USC student antibody study conducted after shutdown showed most were still vulnerable to COVID-19 in May

A positive test was most associated with loss of smell and taste, not respiratory symptoms

In the early days of the pandemic, USC student health physicians wanted to find out what percentage of USC’s student body already had been exposed to the coronavirus and carried potentially protective antibodies.

To learn the answer, USC Student Health researchers conducted a student antibody testing study in May that showed just 4% — 31 students out of nearly 800 who answered a questionnaire about risk factors and gave a blood sample — had COVID-19 antibodies, a sign of prior infection.

The rate, which then roughly resembled the rate among L.A. County’s general population, meant that the vast majority of students remained vulnerable to COVID-19.

The results of the USC Student Health study appeared Oct. 15, in the Journal of Adolescent Health.

Participants were invited to be part of the study via an email invitation that was sent to 9,135 students enrolled for the spring 2020 semester.
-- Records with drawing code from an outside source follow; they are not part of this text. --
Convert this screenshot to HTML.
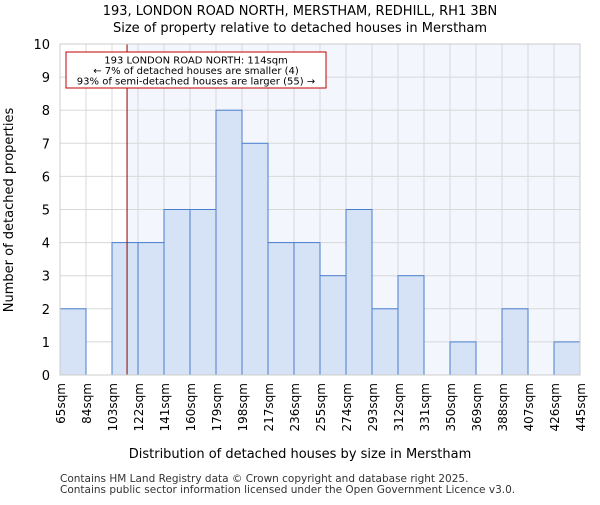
<!DOCTYPE html>
<html><head><meta charset="utf-8"><style>body{margin:0;background:#fff}svg text{font-family:"DejaVu Sans","Liberation Sans",sans-serif}</style></head><body>
<svg id="c" width="600" height="500" xmlns="http://www.w3.org/2000/svg"></svg>
<script>
const categories=["65sqm","84sqm","103sqm","122sqm","141sqm","160sqm","179sqm","198sqm","217sqm","236sqm","255sqm","274sqm","293sqm","312sqm","331sqm","350sqm","369sqm","388sqm","407sqm","426sqm","445sqm"];
const counts=[2,0,4,4,5,5,8,7,4,4,3,5,2,3,0,1,0,2,0,1];
const yTicks=[0,1,2,3,4,5,6,7,8,9,10];
const binStart=[65];const binWidth=[19];
const propertySize=[114];
const svg=document.getElementById('c');const NS='http://www.w3.org/2000/svg';
const L=60,R=580,T=44,B=375;
const x=v=>L+(v-65)/(445-65)*(R-L);
const y=v=>B-v/10*(B-T);
function el(t,a,p){const e=document.createElementNS(NS,t);for(const k in a)e.setAttribute(k,a[k]);(p||svg).appendChild(e);return e;}
let e;
e=el('rect',{x:L,y:T,width:R-L,height:B-T,fill:'#fff'});
const px=x(propertySize[0]);
e=el('rect',{x:px,y:T,width:R-px,height:B-T,fill:'#f3f6fd'});
yTicks.forEach(t=>{e=el('line',{x1:L,x2:R,y1:y(t),y2:y(t),stroke:'#d8d8d8'});
e=el('text',{x:L-10,y:y(t)+5,'text-anchor':'end','font-size':13});e.textContent=t;});
categories.forEach((c,i)=>{const xv=x(binStart[0]+i*binWidth[0]);
e=el('line',{x1:xv,x2:xv,y1:T,y2:B,stroke:'#d8d8d8'});
e=el('text',{transform:`translate(${xv+5},${B+8}) rotate(-90)`,'text-anchor':'end','font-size':12});e.textContent=c;});
counts.forEach((v,i)=>{if(!v)return;const x0=x(binStart[0]+i*binWidth[0]),x1=x(binStart[0]+(i+1)*binWidth[0]);
e=el('rect',{x:x0,y:y(v),width:x1-x0,height:B-y(v),fill:'#d6e2f5',stroke:'#4a7fcf','stroke-width':1});});
e=el('line',{x1:px,x2:px,y1:T,y2:B,stroke:'#900000','stroke-width':1});
e=el('rect',{x:L,y:T,width:R-L,height:B-T,fill:'none',stroke:'#ccc'});
e=el('rect',{x:66,y:52,width:260,height:36,fill:'#fff',stroke:'#c00000'});
["193 LONDON ROAD NORTH: 114sqm","← 7% of detached houses are smaller (4)","93% of semi-detached houses are larger (55) →"].forEach((s,i)=>{e=el('text',{x:196,y:63.5+i*10.5,'text-anchor':'middle','font-size':10});e.textContent=s;});
e=el('text',{x:300,y:15,'text-anchor':'middle','font-size':13});e.textContent="193, LONDON ROAD NORTH, MERSTHAM, REDHILL, RH1 3BN";
e=el('text',{x:300,y:32,'text-anchor':'middle','font-size':13});e.textContent="Size of property relative to detached houses in Merstham";
e=el('text',{x:300,y:458,'text-anchor':'middle','font-size':13});e.textContent="Distribution of detached houses by size in Merstham";
e=el('text',{transform:'translate(13,210) rotate(-90)','text-anchor':'middle','font-size':13});e.textContent="Number of detached properties";
e=el('text',{x:60,y:482,'font-size':10.5,fill:'#333'});e.textContent="Contains HM Land Registry data © Crown copyright and database right 2025.";
e=el('text',{x:60,y:493,'font-size':10.5,fill:'#333'});e.textContent="Contains public sector information licensed under the Open Government Licence v3.0.";
</script></body></html>
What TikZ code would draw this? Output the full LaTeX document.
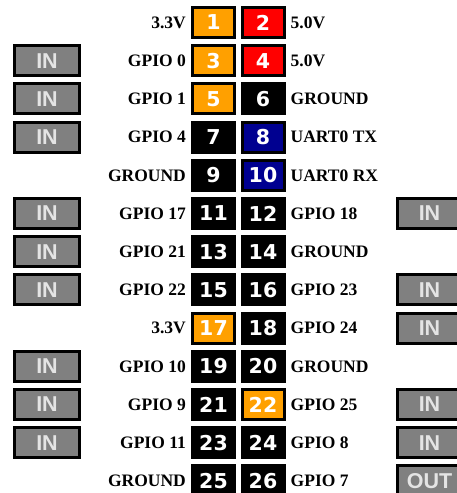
\documentclass[tikz,border=0pt]{standalone}
\usepackage{fontspec}
\setmainfont{Liberation Serif}
\newfontfamily\pinfont{DejaVu Sans}
\newfontfamily\iofont{Liberation Sans}
\definecolor{pinorange}{HTML}{FFA000}
\definecolor{pinred}{HTML}{FF0000}
\definecolor{pinblue}{HTML}{000090}
\definecolor{iogray}{HTML}{808080}
\definecolor{iotext}{HTML}{E4E4E4}
\tikzset{
  pinbox/.style={draw=black, line width=3pt, minimum width=42pt, minimum height=30pt,
    inner sep=0pt, text=white, font=\pinfont\bfseries\fontsize{20.5}{21}\selectfont},
  iobox/.style={draw=black, line width=3pt, fill=iogray, minimum width=65pt, minimum height=30pt,
    inner sep=0pt, text=iotext, font=\iofont\bfseries\fontsize{21.5}{22}\selectfont},
  lbl/.style={inner sep=0pt, font=\bfseries\fontsize{17.5}{18}\selectfont},
}
\begin{document}
\begin{tikzpicture}[x=1pt,y=-1pt]
\useasboundingbox (0,0) rectangle (457,493);
% rows: number, left colour, left label, right colour, right label
\foreach \r/\lc/\ll/\rc/\rl in {
 1/pinorange/3.3V/pinred/5.0V,
 2/pinorange/GPIO 0/pinred/5.0V,
 3/pinorange/GPIO 1/black/GROUND,
 4/black/GPIO 4/pinblue/UART0 TX,
 5/black/GROUND/pinblue/UART0 RX,
 6/black/GPIO 17/black/GPIO 18,
 7/black/GPIO 21/black/GROUND,
 8/black/GPIO 22/black/GPIO 23,
 9/pinorange/3.3V/black/GPIO 24,
 10/black/GPIO 10/black/GROUND,
 11/black/GPIO 9/pinorange/GPIO 25,
 12/black/GPIO 11/black/GPIO 8,
 13/black/GROUND/black/GPIO 7}{
  \pgfmathsetmacro{\yy}{22.5+38.2*(\r-1)}
  \pgfmathtruncatemacro{\nl}{2*\r-1}
  \pgfmathtruncatemacro{\nr}{2*\r}
  \node[pinbox, fill=\lc] (p\nl) at (213.5,\yy) {\nl};
  \node[pinbox, fill=\rc] (p\nr) at (263,\yy) {\nr};
  \node[lbl, anchor=east] (l\nl) at (186,\yy) {\ll};
  \node[lbl, anchor=west] (l\nr) at (290.5,\yy) {\rl};
}
% left IN boxes
\foreach \r in {2,3,4,6,7,8,10,11,12}{
  \pgfmathsetmacro{\yy}{22.5+38.2*(\r-1)}
  \node[iobox] (inL\r) at (47,\yy) {IN};
}
% right IN boxes
\foreach \r in {6,8,9,11,12}{
  \pgfmathsetmacro{\yy}{22.5+38.2*(\r-1)}
  \node[iobox] (inR\r) at (429.5,\yy) {IN};
}
\node[iobox] (outR13) at (429.5,{22.5+38.2*12}) {OUT};
\end{tikzpicture}
\end{document}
Only students still living in the area could participate, as they had to come to the student health center for a blood draw.

The study indicates that the virus was not widely circulating in the student population prior to the closure of the physical campus in mid-March 2020. Low levels of virus in L.A., USC’s transition to online learning and California’s statewide shutdown — rather than widespread immunity — kept infection numbers low, researchers believe.

“If we had a large proportion of students showing antibodies, indicating that the virus was widely circulating in our community between January and April, this could have informed our safety plans. But the rate was low,” said lead author Kimberly Tilley, co-director of USC Student Health and a clinical assistant professor of family medicine at the Keck School of Medicine of USC.

Tilley stressed that the prevalence rates are specific to USC and may not be generalized to other institutions of higher learning. Since mid-March, USC has continued to conduct classes in a virtual format.

One surprising takeaway from the study could help USC Student Health doctors zero in on possible COVID-19 cases during cold and flu season. Eighty-one percent of students who tested positive for antibodies reported losing their sense of smell or taste — a symptom associated with the new coronavirus but not influenza.

It is still unclear how much protection antibodies offer.

“Even if antibodies offer some protection – which we don’t know for sure,” said Vladimir Ayvazyan, an assistant professor of clinical family medicine at the Keck School of Medicine and one of the study’s authors. “We believe that the successful reopening of universities will rest on the ability to mitigate spread through physical distancing, environmental measures, promotion of behaviors that reduce spread, contact tracing and access to testing for active infections.”

In addition to Tilley and Ayvazyan, the other authors of the study are Sarah Van Orman, W. James Gauderman, David Conti, Maurice O’Gorman, Eric Kawaguchi, Neha Nanda and Lauren Martinez, all of USC.